Vail houses 35 with new law
VAIL, Colorado ” Stricter employee housing rules that were passed in Vail more than a year ago have created homes for about 35 workers, plus more than $100,000 in money for housing.
The rules require developers to build worker housing as part of new residential and commercial projects, compensating for the amount of jobs they create.
Mark Gordon, a Vail councilman who voted to approve the laws last year, said the rules have been successful, even if they were passed after many large Vail projects had already been approved.
“It’s unfortunate that those rules weren’t passed five years ago or 10 years ago. But they weren’t,” he said. “As the economy turns back upward, we’ll get more housing.”
The affordable homes, which total 12,405 square feet, come from the Strata project, a condo-timeshare development planned for Lionshead where the Lionshead Inn and the Lionshead Inn Annex are now. At 350 square feet per employee, that square footage equates to housing for about 35 employees.

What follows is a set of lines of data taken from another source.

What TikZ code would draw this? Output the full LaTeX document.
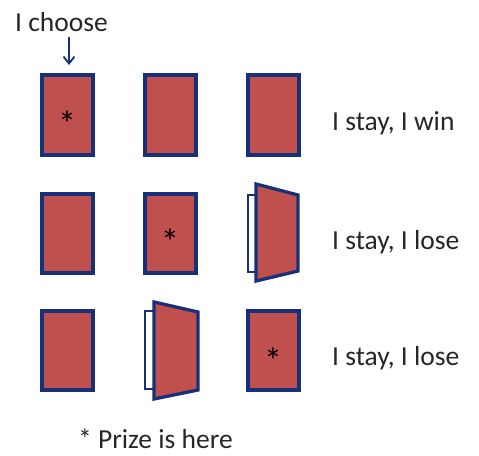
\documentclass[tikz,border=0pt]{standalone}
\usepackage{fontspec}
\setmainfont{Carlito}
\usetikzlibrary{arrows.meta}
\definecolor{doorred}{HTML}{C0504D}
\definecolor{navy}{HTML}{17307A}
\definecolor{txt}{HTML}{262626}
\begin{document}
\begin{tikzpicture}[x=1pt,y=-1pt,
  door/.style={draw=navy,fill=doorred,line width=3.3pt,line join=miter},
  frame/.style={draw=navy,fill=white,line width=2.8pt},
  lbl/.style={anchor=base west,inner sep=0pt,text=txt,font=\fontsize{27.5}{30}\selectfont},
  star/.style={anchor=base,inner sep=0pt,font=\fontsize{36}{38}\selectfont}]
\useasboundingbox (0,0) rectangle (479,455);
% row 1
\draw[door] (42,75) rectangle (93,155);
\draw[door] (145,75) rectangle (196,155);
\draw[door] (248,75) rectangle (299,155);
\node[star] (s1) at (67,136) {*};
% row 2
\draw[door] (42,194) rectangle (93,273);
\draw[door] (145,194) rectangle (196,273);
\node[star] (s2) at (170,254) {*};
\draw[frame] (248,195) rectangle (258,272);
\draw[door] (256,184) -- (298,195) -- (298,271) -- (256,281) -- cycle;
% row 3
\draw[door] (42,311) rectangle (93,390);
\draw[frame] (145,311) rectangle (155,389);
\draw[door] (154,302) -- (198,312) -- (198,390) -- (154,399) -- cycle;
\draw[door] (248,311) rectangle (299,390);
\node[star] (s3) at (273,373) {*};
% texts
\node[lbl] (choose) at (15,31) {I choose};
\coordinate (atop) at (69,37);
\coordinate (abot) at (69,65);
\draw[navy,line width=1.8pt,-{Straight Barb[length=7pt,width=11pt,line width=1.8pt]}] (atop) -- (abot);
\node[lbl] (l1) at (332,130) {I stay, I win};
\node[lbl] (l2) at (332,249) {I stay, I lose};
\node[lbl] (l3) at (332,365) {I stay, I lose};
\node[lbl] (prize) at (78,448) {* Prize is here};
\end{tikzpicture}
\end{document}
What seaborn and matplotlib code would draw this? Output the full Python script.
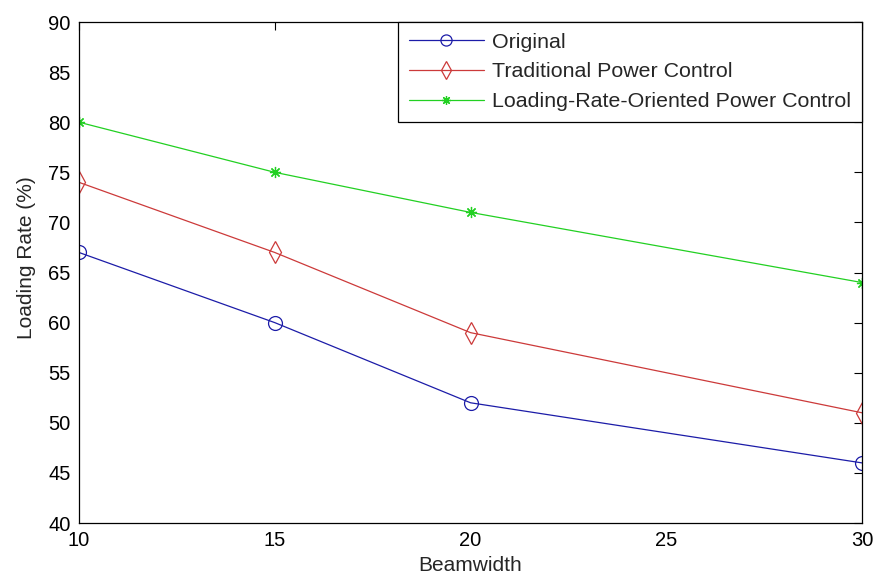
import pandas as pd
import seaborn as sns
import matplotlib.pyplot as plt

beamwidth = [10, 15, 20, 30]
original = [67, 60, 52, 46]
traditional = [74, 67, 59, 51]
lro = [80, 75, 71, 64]

series_names = ['Original', 'Traditional Power Control', 'Loading-Rate-Oriented Power Control']
series_colors = ['#1c1ca8', '#cc3a3a', '#22d022']
series_markers = ['o', 'd', (8, 2, 0)]
series_sizes = [10, 11, 8]

sns.set_style('white')
plt.rcParams['font.family'] = ['Liberation Sans', 'DejaVu Sans']

fig = plt.figure(figsize=(8.74, 5.81), dpi=100)
ax = fig.add_axes([0.0904, 0.0998, 0.8959, 0.8623])

for vals, name, col, mk, ms in zip([original, traditional, lro], series_names,
                                   series_colors, series_markers, series_sizes):
    df = pd.DataFrame({'x': beamwidth, 'y': vals})
    sns.lineplot(data=df, x='x', y='y', ax=ax, color=col, marker=mk, markersize=ms,
                 markerfacecolor='none', markeredgecolor=col, markeredgewidth=0.9,
                 linewidth=0.9, label=name)

ax.set_xlim(10, 30)
ax.set_ylim(40, 90)
ax.set_xticks([10, 15, 20, 25, 30])
ax.set_yticks(range(40, 91, 5))
ax.set_xlabel('Beamwidth', fontsize=15, labelpad=4)
ax.set_ylabel('Loading Rate (%)', fontsize=15)
ax.yaxis.set_label_coords(-0.055, 0.53)
ax.tick_params(direction='in', length=5.5, width=0.8, labelsize=14.5, top=True, right=True,
               colors='black', pad=6)
for sp in ax.spines.values():
    sp.set_visible(True)
    sp.set_color('black')
    sp.set_linewidth(0.9)

leg = ax.legend(loc='upper right', borderaxespad=0, fontsize=15.4, fancybox=False,
                framealpha=1, edgecolor='black', handlelength=3.5, handletextpad=0.4,
                labelspacing=0.5, borderpad=0.5, markerscale=0.8)
leg.get_frame().set_linewidth(0.9)

fig.savefig('out.png', dpi=100)
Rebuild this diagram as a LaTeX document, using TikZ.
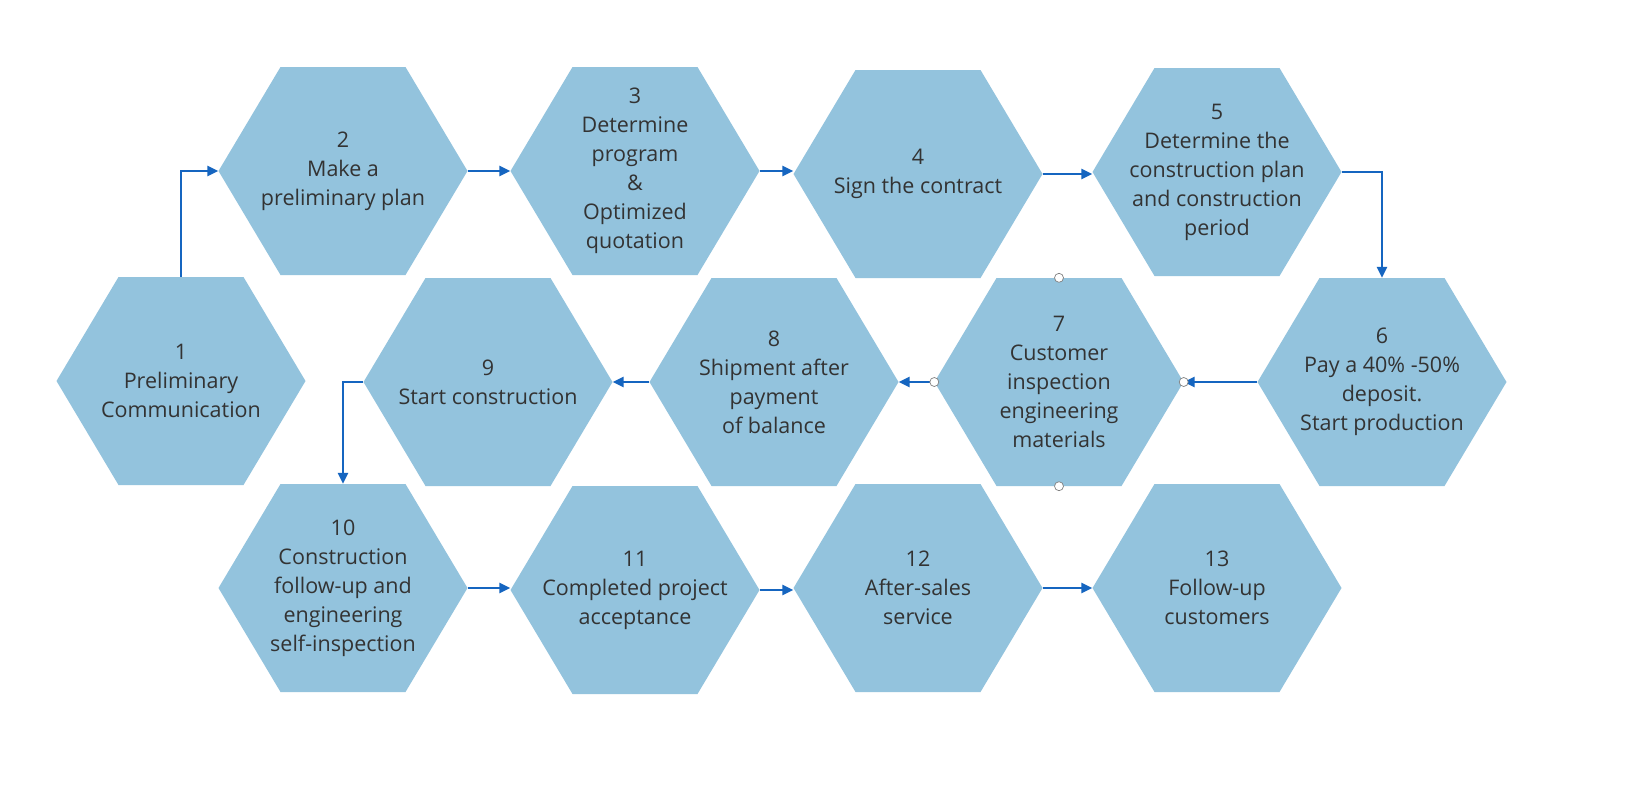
\documentclass[tikz,border=0pt]{standalone}
\usepackage{fontspec}
\setmainfont{Open Sans}
\usetikzlibrary{arrows.meta}
\definecolor{hexc}{HTML}{93C3DD}
\definecolor{arr}{HTML}{1565C0}
\definecolor{txt}{HTML}{333333}
\tikzset{
 hx/.style={minimum width=249pt,minimum height=208pt,inner sep=0pt,align=center,text=txt,font=\fontsize{21.5}{29}\selectfont},
 ar/.style={draw=arr,line width=2.4pt,-{Triangle[length=11pt,width=10pt]}},
 hd/.style={circle,draw=gray,fill=white,inner sep=0pt,minimum size=9pt,line width=0.7pt}
}
\newcommand\hexa[4]{%
 \fill[hexc] (#2-124.5,#3) -- (#2-62.5,#3-104) -- (#2+62.5,#3-104) -- (#2+124.5,#3) -- (#2+62.5,#3+104) -- (#2-62.5,#3+104) -- cycle;
 \node[hx] (#1) at (#2,#3) {#4};}
\begin{document}
\begin{tikzpicture}[x=1pt,y=-1pt]
\useasboundingbox[fill=white] (0,0) rectangle (1633,801);
\hexa{h1}{181}{381}{1\\Preliminary\\Communication}
\hexa{h2}{343}{171}{2\\Make a\\preliminary plan}
\hexa{h3}{635}{171}{3\\Determine\\program\\\&\\Optimized\\quotation}
\hexa{h4}{918}{174}{4\\Sign the contract}
\hexa{h5}{1217}{172}{5\\Determine the\\construction plan\\and construction\\period}
\hexa{h6}{1382}{382}{6\\Pay a 40\% -50\%\\deposit.\\Start production}
\hexa{h7}{1059}{382}{7\\Customer\\inspection\\engineering\\materials}
\hexa{h8}{774}{382}{8\\Shipment after\\payment\\of balance}
\hexa{h9}{488}{382}{9\\Start construction}
\hexa{h10}{343}{588}{10\\Construction\\follow-up and\\engineering\\self-inspection}
\hexa{h11}{635}{590}{11\\Completed project\\acceptance}
\hexa{h12}{918}{588}{12\\After-sales\\service}
\hexa{h13}{1217}{588}{13\\Follow-up\\customers}
\draw[ar] (h1.north) -- (h1.north |- h2.west) -- (h2.west);
\draw[ar] (h2.east) -- (h3.west);
\draw[ar] (h3.east) -- (h3.east -| h4.west);
\draw[ar] (h4.east) -- (h4.east -| h5.west);
\draw[ar] (h5.east) -- (h5.east -| h6.north) -- (h6.north);
\draw[ar] (h6.west) -- (h7.east);
\draw[ar] (h7.west) -- (h8.east);
\draw[ar] (h8.west) -- (h9.east);
\draw[ar] (h9.west) -- (h9.west -| h10.north) -- (h10.north);
\draw[ar] (h10.east) -- (h10.east -| h11.west);
\draw[ar] (h11.east) -- (h11.east -| h12.west);
\draw[ar] (h12.east) -- (h13.west);
\node[hd] (c1) at (h7.east) {};
\node[hd] (c2) at (h7.west) {};
\node[hd] (c3) at (h7.north) {};
\node[hd] (c4) at (h7.south) {};
\end{tikzpicture}
\end{document}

“It made the economics of the project a little more challenging, but we were able to deal with the challenges necessary to be able to comply with the rules,” said Rodrigo Cortina, a representative for the group that is developing the property.
The developer will buy condos throughout Vail to satisfy the employee-housing requirements, Cortina said. One of the worker homes will be within the Strata complex.
The rules have also generated $134,885 in fees. Most of that money ” some $119,000 ” came from Safeway, which is adding on to its West Vail store.
Nina Timm, housing coordinator for the town of Vail, said the town expects to see the rules generate more housing over the next several years as big projects move forward.
Ever Vail, the $1 billion Vail Resorts project planned for West Lionshead, would be subject to the rules. There will be affordable studios, one-bedroom, two-bedroom and three-bedroom homes, totaling 123 beds, in the complex, the company said last year.
Vail’s rules included a 10 percent inclusionary zoning requirement and a 20 percent commercial linkage requirement.
Don Cohen, executive director of the Eagle County Economic Council and a member of the countywide Housing Action Team, said the Vail rules were a “baby step” toward addressing the town’s worker-housing shortage.
“It was definitely the beginning of a trend,” he said.
The town of Avon and Eagle County later passed their own sets of affordable housing rules.
But Cohen said Vail’s rules weren’t strict enough. He added that the results after a year are not surprising. “I think it’s what’s expected at this stage in the game,” he said. “Yes, the number is sort of low, but they’re ramping up, hopefully.”